Rising bad debts will be an area of concern. Stephen Kirk at Deutsche Bank expects a first-half provision of around pounds 180m compared with pounds 116m in 1998, driven mainly by the rise in unsecured personal credits. On the plus side, net interest income - a central plank of the bank's earnings - is set to have remained buoyant and should have risen by nearly 10 per cent in the half.

BoS is the only blue chip on the results schedule, although a former FTSE 100 member, Smiths Industries, reports full-year results on Wednesday.

The aerospace and medical equipment group was kicked out of the leading index a couple of weeks ago after a slide in its share price and will have to convince the City that it deserves to return to the market's top flight.

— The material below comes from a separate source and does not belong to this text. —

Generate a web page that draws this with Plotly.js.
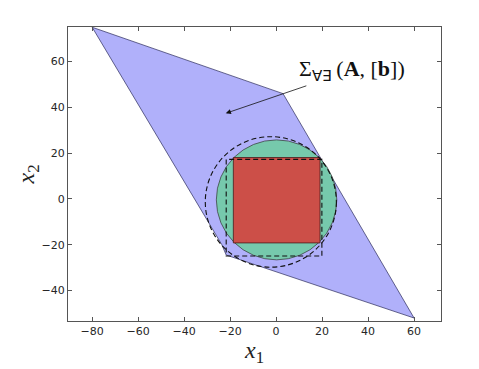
<!DOCTYPE html>
<html>
<head>
<meta charset="utf-8">
<script src="https://cdn.plot.ly/plotly-3.0.1.min.js"></script>
<style>body{margin:0;background:#fff}</style>
</head>
<body>
<div id="plot"></div>
<script>
// outer polygon Sigma(A,[b])
var polyX = [-80, 3, 60, -21.7, -23.6, -80];
var polyY = [75, 46, -52, -24.5, -20, 75];

// inner sets
var circCenter = [0.2, -0.4], circR = 26.2;          // green disc
var boxX = [-18.6, 19.1], boxY = [-19.2, 18.1];      // red square
var dashBoxX = [-21.7, 19.9], dashBoxY = [-24.9, 17.3];
var dashCircCenter = [-2.3, -1.3], dashCircR = 28.5;

var arrowTip = [-21.9, 37.4];

var data = [{
  x: polyX,
  y: polyY,
  mode: "lines",
  fill: "toself",
  fillcolor: "rgb(176,176,250)",
  line: {color: "#2a2a5a", width: 0.7},
  hoverinfo: "skip"
}];

var shapes = [
  {type: "circle", xref: "x", yref: "y", layer: "above",
   x0: circCenter[0] - circR, x1: circCenter[0] + circR,
   y0: circCenter[1] - circR, y1: circCenter[1] + circR,
   fillcolor: "rgb(118,201,172)", line: {color: "#333", width: 0.7}},
  {type: "rect", xref: "x", yref: "y", layer: "above",
   x0: boxX[0], x1: boxX[1], y0: boxY[0], y1: boxY[1],
   fillcolor: "rgb(204,79,72)", line: {color: "#4a1a1a", width: 0.8}},
  {type: "rect", xref: "x", yref: "y", layer: "above",
   x0: dashBoxX[0], x1: dashBoxX[1], y0: dashBoxY[0], y1: dashBoxY[1],
   line: {color: "#111", width: 1.1, dash: "5px,3px"}},
  {type: "circle", xref: "x", yref: "y", layer: "above",
   x0: dashCircCenter[0] - dashCircR, x1: dashCircCenter[0] + dashCircR,
   y0: dashCircCenter[1] - dashCircR, y1: dashCircCenter[1] + dashCircR,
   line: {color: "#111", width: 1.1, dash: "5px,3px"}}
];

var axisStyle = {
  showgrid: false,
  zeroline: false,
  showline: true,
  mirror: "ticks",
  linecolor: "#555",
  linewidth: 1,
  ticks: "inside",
  ticklen: 4,
  tickcolor: "#555",
  tickfont: {family: "DejaVu Sans", size: 11, color: "#262626"}
};

var layout = {
  width: 479,
  height: 369,
  margin: {l: 68, r: 38, t: 27, b: 48},
  paper_bgcolor: "#fff",
  plot_bgcolor: "#fff",
  showlegend: false,
  xaxis: Object.assign({}, axisStyle, {
    range: [-90.5, 71.7],
    tickvals: [-80, -60, -40, -20, 0, 20, 40, 60],
    title: {text: "<i>x</i><sub>1</sub>", standoff: 3,
            font: {family: "Liberation Serif", size: 24, color: "#222"}}
  }),
  yaxis: Object.assign({}, axisStyle, {
    range: [-53.3, 75.1],
    tickvals: [-40, -20, 0, 20, 40, 60],
    title: {text: "<i>x</i><sub>2</sub>", standoff: 0,
            font: {family: "Liberation Serif", size: 24, color: "#222"}}
  }),
  shapes: shapes,
  annotations: [{
    x: arrowTip[0], y: arrowTip[1],
    xref: "x", yref: "y",
    text: "Σ<sub>∀∃</sub> (<b>A</b>, [<b>b</b>])",
    font: {family: "Liberation Serif", size: 22, color: "#111"},
    showarrow: true,
    arrowhead: 2,
    arrowsize: 1.3,
    arrowwidth: 0.8,
    arrowcolor: "#111",
    ax: 126,
    ay: -43
  }]
};

Plotly.newPlot("plot", data, layout, {displayModeBar: false, staticPlot: true});
</script>
</body>
</html>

The yearly figures should go some way to restore the Square Mile's faith in the company. Pre-tax profits should come in some 7 per cent higher at pounds 235m. The aerospace division will be the group's high-flyer and should account for a large chunk of the profit rise thanks to increased sales, mainly to Boeing and military aircraft makers.

The medical division, whose products include operating tables and surgery equipment, is set to disappoint as margins continue to be eroded by its research and development spending.

The growing band of Internet investors will wait for Freeserve's first quarter results, due out tomorrow, with bated breath. Over the past few sessions, shares of the free Internet provider, of which Dixons owns a large stake, have plunged below the 150p offer price amid concerns over the number of subscribers.

A few brokers, including WestLB Panmure - one of the few houses to advise caution at the time of the float - believe that Freeserve is not attracting enough customers and argue that the shares are worth a mere 60p.

However, rival brokers say that the dip in subscription is just a seasonal blip and predict that Freeserve was able to mantain its share of the Internet market during the quarter.